Church Authority as Practical Authority
Since the problem of suppressing of truth does not so much have to do with ignorance or lacking epistemic access to divine revelation but with willfulness and unrighteousness. There is therefore an entirely legitimate exercise of Church authority, which the Church has both a right and a duty to exercise. And that is in practical authority in deciding who are in and out of the visible church with the instruments of censure and excommunication.

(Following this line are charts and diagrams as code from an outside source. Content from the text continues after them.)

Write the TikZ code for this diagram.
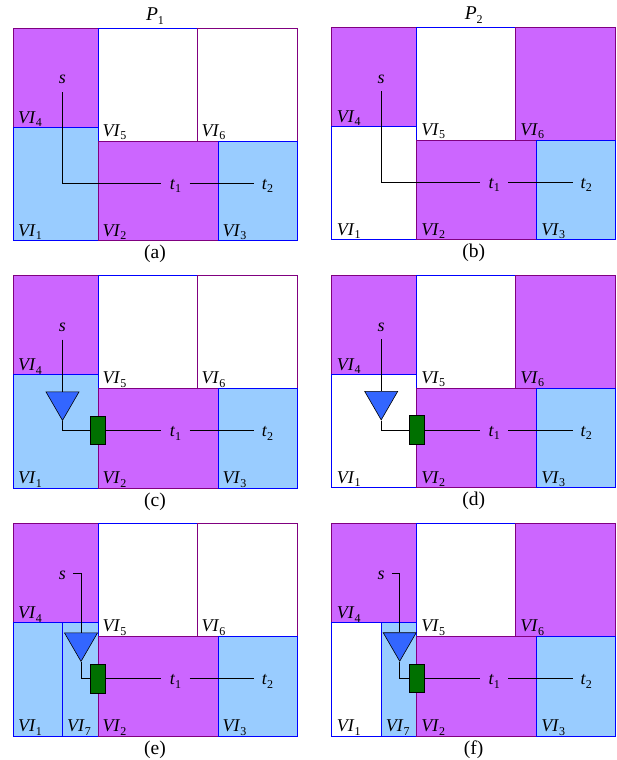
\documentclass[tikz,border=0pt]{standalone}
\usepackage{fontspec}
\setmainfont{Liberation Serif}
\usetikzlibrary{shapes.geometric}
\definecolor{pur}{HTML}{CC66FF}
\definecolor{purline}{HTML}{800080}
\definecolor{blu}{HTML}{99CCFF}
\definecolor{bluline}{HTML}{0000FF}
\definecolor{ampfill}{HTML}{3366FF}
\definecolor{buffill}{HTML}{007000}
\tikzset{
  pbox/.style={fill=pur,draw=purline,line width=0.9pt},
  bbox/.style={fill=blu,draw=bluline,line width=0.9pt},
  wbox/.style={fill=white,draw=bluline,line width=0.9pt},
  wpbox/.style={fill=white,draw=purline,line width=0.9pt},
  vilabel/.style={anchor=base west,inner sep=0pt,font=\fontsize{18}{18}\selectfont},
  term/.style={inner sep=0pt,text height=12pt,text depth=0pt,font=\fontsize{18}{18}\selectfont},
  caption/.style={inner sep=0pt,font=\fontsize{19.5}{19.5}\selectfont},
  wire/.style={draw=black,line width=0.8pt},
  ampshape/.style={draw=black,fill=ampfill,line width=0.6pt,isosceles triangle,isosceles triangle stretches,shape border rotate=-90,minimum width=33pt,minimum height=28.5pt,inner sep=0pt,anchor=apex},
  bufshape/.style={draw=black,fill=buffill,line width=0.6pt,minimum width=14.5pt,minimum height=28.5pt,inner sep=0pt}
}
\newcommand{\subs}[2]{\textit{#1}\raisebox{-0.22em}{\fontsize{12}{12}\selectfont #2}}
% #1 name, #2 x, #3 y, #4 VI1 style, #5 VI6 style, #6 stage, #7 caption, #8 heading
\newcommand{\panel}[8]{%
\begin{scope}[shift={(#2,#3)}]
  \draw[pbox] (0,0) rectangle (85,99);
  \draw[wbox] (85,0) rectangle (184,113);
  \draw[#5] (184,0) rectangle (284,113);
  \draw[#4] (0,99) rectangle (85,212.5);
  \ifnum#6=2
    \draw[bbox] (49.5,99) rectangle (85,212.5);
    \node[vilabel] (#1v7) at (54,208) {\subs{VI}{7}};
  \fi
  \draw[pbox] (85,113) rectangle (205,212.5);
  \draw[bbox] (205,113) rectangle (284,212.5);
  \node[vilabel] (#1v4) at (5,95) {\subs{VI}{4}};
  \node[vilabel] (#1v5) at (89.5,108) {\subs{VI}{5}};
  \node[vilabel] (#1v6) at (188.5,108) {\subs{VI}{6}};
  \node[vilabel] (#1v1) at (5,208) {\subs{VI}{1}};
  \node[vilabel] (#1v2) at (89.5,208) {\subs{VI}{2}};
  \node[vilabel] (#1v3) at (209.5,208) {\subs{VI}{3}};
  \node[term,minimum height=28pt,minimum width=21pt] (#1s) at (49.5,50) {\textit{s}};
  \node[term,minimum width=28pt] (#1t1) at (162.5,155) {\subs{t}{1}};
  \node[term,minimum width=27pt] (#1t2) at (254.5,155) {\subs{t}{2}};
  \node[caption] (#1cap) at (142,226) {(#7)};
  \ifx\relax#8\relax\else
    \node[caption] (#1head) at (142,-12) {\subs{P}{#8}};
  \fi
  \ifcase#6
    \draw[wire] (#1s.south) |- (#1t1.west);
  \or
    \node[ampshape] (#1amp) at (49.5,145.7) {};
    \node[bufshape] (#1buf) at (85,155) {};
    \draw[wire] (#1s.south) -- (#1s.south |- #1amp.lower side);
    \draw[wire] (#1amp.apex) |- (#1buf.west);
    \draw[wire] (#1buf.east) -- (#1t1.west);
  \or
    \node[ampshape] (#1amp) at (68,138.5) {};
    \node[bufshape] (#1buf) at (85,155) {};
    \draw[wire] (#1s.east) -| (#1amp.lower side);
    \draw[wire] (#1amp.apex) |- (#1buf.west);
    \draw[wire] (#1buf.east) -- (#1t1.west);
  \fi
  \draw[wire] (#1t1.east) -- (#1t2.west);
\end{scope}}
\begin{document}
\begin{tikzpicture}[x=1pt,y=-1pt]
  \useasboundingbox (0,0) rectangle (617,760);
  \fill[white] (0,0) rectangle (617,760);
  \panel{a}{13}{28}{bbox}{wpbox}{0}{a}{1}
  \panel{b}{331.7}{27}{wbox}{pbox}{0}{b}{2}
  \panel{c}{13}{275.5}{bbox}{wpbox}{1}{c}{}
  \panel{d}{331.7}{275}{wbox}{pbox}{1}{d}{}
  \panel{e}{13}{523.7}{bbox}{wpbox}{2}{e}{}
  \panel{f}{331.7}{523.5}{wbox}{pbox}{2}{f}{}
\end{tikzpicture}
\end{document}
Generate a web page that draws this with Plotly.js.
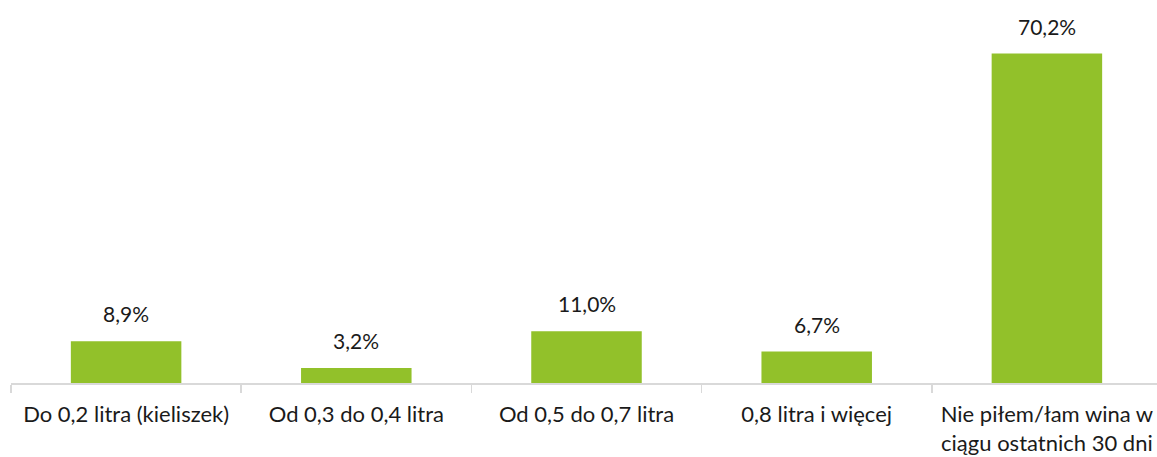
<!DOCTYPE html>
<html>
<head>
<meta charset="utf-8">
<script src="https://cdn.plot.ly/plotly-3.0.1.min.js"></script>
<style>
html,body{margin:0;padding:0;overflow:hidden;background:#fff;}
#chart{width:1162px;height:457px;}
</style>
</head>
<body>
<div id="chart"></div>
<script>
const categories = [
  "Do 0,2 litra (kieliszek)",
  "Od 0,3 do 0,4 litra",
  "Od 0,5 do 0,7 litra",
  "0,8 litra i więcej",
  "Nie piłem/łam wina w<br>ciągu ostatnich 30 dni"
];
const values = [8.9, 3.2, 11.0, 6.7, 70.2];

const fmt = v => v.toFixed(1).replace('.', ',') + '%';
const FONT = 'Lato, "Open Sans", sans-serif';

const trace = {
  type: 'bar',
  x: categories,
  y: values,
  marker: {color: '#92C12A'},
  hoverinfo: 'none'
};

const annotations = values.map((v, i) => ({
  x: categories[i], y: v, xref: 'x', yref: 'y',
  text: fmt(v), showarrow: false, yanchor: 'bottom', yshift: 13,
  font: {family: FONT, size: 21, color: '#1a1a1a'}
}));

const layout = {
  width: 1162, height: 457,
  margin: {l: 11, r: 0, t: 0, b: 74},
  paper_bgcolor: '#fff', plot_bgcolor: '#fff',
  showlegend: false,
  bargap: 0.52,
  xaxis: {
    type: 'category',
    showline: true, linecolor: '#D9D9D9', linewidth: 1.5,
    ticks: 'outside', tickson: 'boundaries', ticklen: 8, tickcolor: '#D9D9D9', tickwidth: 1.5,
    ticklabelstandoff: 11,
    showgrid: false, zeroline: false,
    tickfont: {family: FONT, size: 22, color: '#1a1a1a'}
  },
  yaxis: {
    range: [0, 81.6], visible: false, showgrid: false, zeroline: false
  },
  annotations: annotations
};

Plotly.newPlot('chart', [trace], layout, {displayModeBar: false, staticPlot: true});
</script>
</body>
</html>
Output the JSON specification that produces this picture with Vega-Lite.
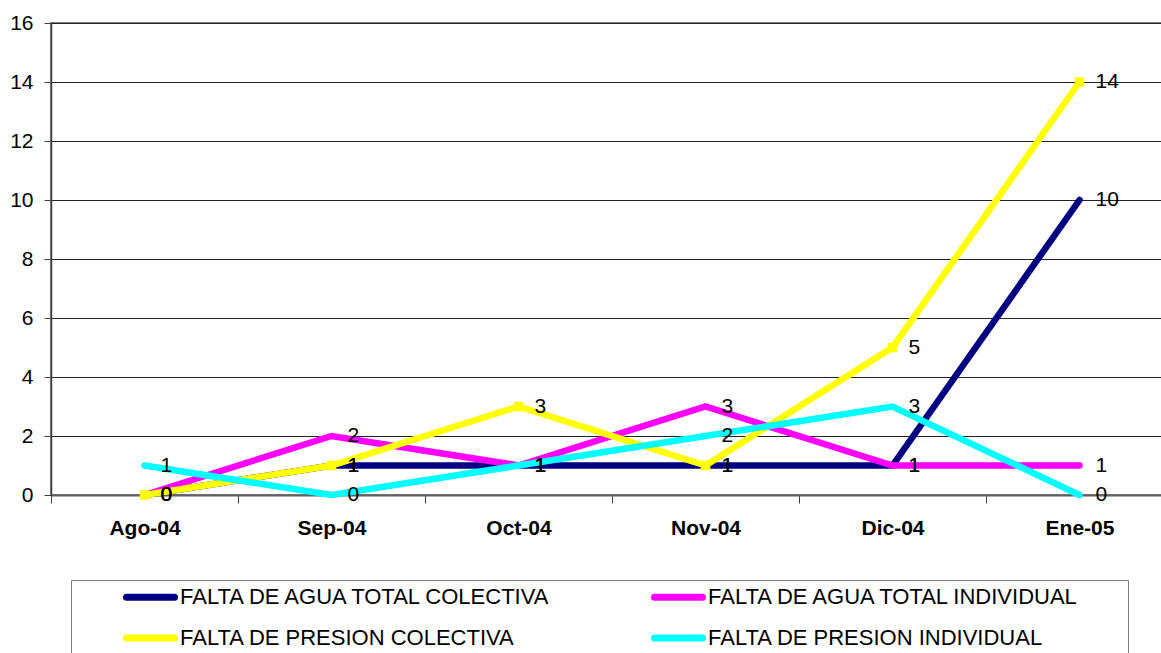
{
  "$schema": "https://vega.github.io/schema/vega-lite/v6.json",
  "width": 1122,
  "height": 472,
  "autosize": {"type": "none"},
  "padding": {"left": 51, "top": 23, "right": 0, "bottom": 158},
  "background": "white",
  "config": {
    "font": "Liberation Sans",
    "view": {"stroke": "#808080", "strokeWidth": 2},
    "axis": {"labelFont": "Liberation Sans", "labelFontSize": 21, "labelColor": "black"}
  },
  "data": {
    "values": [
      {"serie": "FALTA DE AGUA TOTAL COLECTIVA", "mes": "Ago-04", "valor": 0},
      {"serie": "FALTA DE AGUA TOTAL COLECTIVA", "mes": "Sep-04", "valor": 1},
      {"serie": "FALTA DE AGUA TOTAL COLECTIVA", "mes": "Oct-04", "valor": 1},
      {"serie": "FALTA DE AGUA TOTAL COLECTIVA", "mes": "Nov-04", "valor": 1},
      {"serie": "FALTA DE AGUA TOTAL COLECTIVA", "mes": "Dic-04", "valor": 1},
      {"serie": "FALTA DE AGUA TOTAL COLECTIVA", "mes": "Ene-05", "valor": 10},
      {"serie": "FALTA DE AGUA TOTAL INDIVIDUAL", "mes": "Ago-04", "valor": 0},
      {"serie": "FALTA DE AGUA TOTAL INDIVIDUAL", "mes": "Sep-04", "valor": 2},
      {"serie": "FALTA DE AGUA TOTAL INDIVIDUAL", "mes": "Oct-04", "valor": 1},
      {"serie": "FALTA DE AGUA TOTAL INDIVIDUAL", "mes": "Nov-04", "valor": 3},
      {"serie": "FALTA DE AGUA TOTAL INDIVIDUAL", "mes": "Dic-04", "valor": 1},
      {"serie": "FALTA DE AGUA TOTAL INDIVIDUAL", "mes": "Ene-05", "valor": 1},
      {"serie": "FALTA DE PRESION COLECTIVA", "mes": "Ago-04", "valor": 0},
      {"serie": "FALTA DE PRESION COLECTIVA", "mes": "Sep-04", "valor": 1},
      {"serie": "FALTA DE PRESION COLECTIVA", "mes": "Oct-04", "valor": 3},
      {"serie": "FALTA DE PRESION COLECTIVA", "mes": "Nov-04", "valor": 1},
      {"serie": "FALTA DE PRESION COLECTIVA", "mes": "Dic-04", "valor": 5},
      {"serie": "FALTA DE PRESION COLECTIVA", "mes": "Ene-05", "valor": 14},
      {"serie": "FALTA DE PRESION INDIVIDUAL", "mes": "Ago-04", "valor": 1},
      {"serie": "FALTA DE PRESION INDIVIDUAL", "mes": "Sep-04", "valor": 0},
      {"serie": "FALTA DE PRESION INDIVIDUAL", "mes": "Oct-04", "valor": 1},
      {"serie": "FALTA DE PRESION INDIVIDUAL", "mes": "Nov-04", "valor": 2},
      {"serie": "FALTA DE PRESION INDIVIDUAL", "mes": "Dic-04", "valor": 3},
      {"serie": "FALTA DE PRESION INDIVIDUAL", "mes": "Ene-05", "valor": 0}
    ]
  },
  "encoding": {
    "x": {
      "field": "mes", "type": "nominal", "bandPosition": 0.5,
      "scale": {"type": "band", "paddingInner": 0, "paddingOuter": 0,
        "domain": ["Ago-04", "Sep-04", "Oct-04", "Nov-04", "Dic-04", "Ene-05"]},
      "axis": {"title": null, "labelAngle": 0, "labelFontWeight": "bold", "tickBand": "extent",
        "tickSize": 8, "tickColor": "#404040", "domainColor": "#606060", "domainWidth": 2,
        "labelPadding": 14, "grid": false}
    },
    "y": {
      "field": "valor", "type": "quantitative",
      "scale": {"domain": [0, 16], "nice": false, "zero": true},
      "axis": {"title": null, "values": [0, 2, 4, 6, 8, 10, 12, 14, 16], "tickSize": 7,
        "tickColor": "#404040", "labelPadding": 11, "grid": true, "gridColor": "#222222",
        "gridWidth": 1, "domainColor": "#404040", "domainWidth": 1.5}
    }
  },
  "layer": [
    {
      "mark": {"type": "line", "strokeWidth": 6.5, "strokeCap": "round"},
      "encoding": {
        "color": {
          "field": "serie", "type": "nominal",
          "scale": {
            "domain": ["FALTA DE AGUA TOTAL COLECTIVA", "FALTA DE AGUA TOTAL INDIVIDUAL", "FALTA DE PRESION COLECTIVA", "FALTA DE PRESION INDIVIDUAL"],
            "range": ["#000080", "#FF00FF", "#FFFF00", "#00FFFF"]
          },
          "legend": {
            "orient": "none", "legendX": 20, "legendY": 557, "columns": 2, "direction": "horizontal",
            "title": "\u00a0", "titleOrient": "left", "titleFontSize": 1, "titlePadding": 46.5, "titleAngle": 0,
            "strokeColor": "#808080", "fillColor": "white", "padding": 5.5,
            "symbolType": "M-3,0H3M53.7,0", "symbolSize": 256, "symbolStrokeWidth": 7, "symbolOffset": 16,
            "labelFont": "Liberation Sans", "labelFontSize": 22, "labelColor": "black",
            "labelOffset": 18, "labelLimit": 1000, "columnPadding": 45, "rowPadding": 12,
            "encode": {"symbols": {"update": {"strokeCap": {"value": "round"}}}}
          }
        }
      }
    },
    {
      "transform": [{"filter": "datum.serie == 'FALTA DE PRESION COLECTIVA'"}],
      "mark": {"type": "point", "shape": "square", "filled": true, "size": 90, "color": "#FFFF00", "opacity": 1}
    },
    {
      "mark": {"type": "text", "align": "left", "baseline": "middle", "dx": 16, "fontSize": 21, "font": "Liberation Sans", "color": "black"},
      "encoding": {"text": {"field": "valor", "type": "quantitative"}}
    }
  ]
}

As far as discovering the Truth is concerned, we need scholarly authorities, theologians and learned man. However as far as the spiritual health of the visible church is concerned, its public morals, it confessional orthodoxy, and for the avoidance of scandal to consciences, we need practical authority with the power of coercively compelling members to conform to God’s will or be excommunicated. Thus, the Scriptures enunciate divine truth and epistemically everyone exercising their own reason, and occasionally in concert with scholarly experts, can attain unto those truth. However, the problem for which Church authority exists is not to reveal any new truths which cannot otherwise be known. Church authority exists for a practical end, to safeguard the morals and the conscience of the visible church, and as such, has both the right and the duty from God, to command repentance and threaten censures to safeguard the spiritual well-being of the visible church.
Some Concluding Practical Observations
The interesting thing is that the Roman Catholic Church is in fact not authoritative at all when it comes to this sense of practical authority. The canons are rarely enforced and most Roman Catholics can in fact pretty much do anything and believe anything and they would never be excommunicated or even refused communion. Ironically some Protestant denominations and churches which exercises “Church discipline” are much more authoritative in this practical sense than most Roman Catholic parishes.
Therefore in Protestantism it is understood that Church Authority simply refers to practical authority, authority to include and expel members from the Church for the practical end of safeguarding the visible church’s spiritual health. Practical authority to decide membership is not to be confused with epistemic authority, which is what Roman apologists harp on when they speak of “church authority” but is not “authoritative” in the practical sense of the word. Traditionally the practical authority which the Church ought to exercise has simply been known as “church discipline”. Therefore the Scriptures enunciate theological truths, and the Church has both the duty and the right to discern the voice of the Holy Spirit speaking in Scripture and to apply appropriate censures and even excommunications to safeguard the spiritual health of the Church in accordance to the will of God.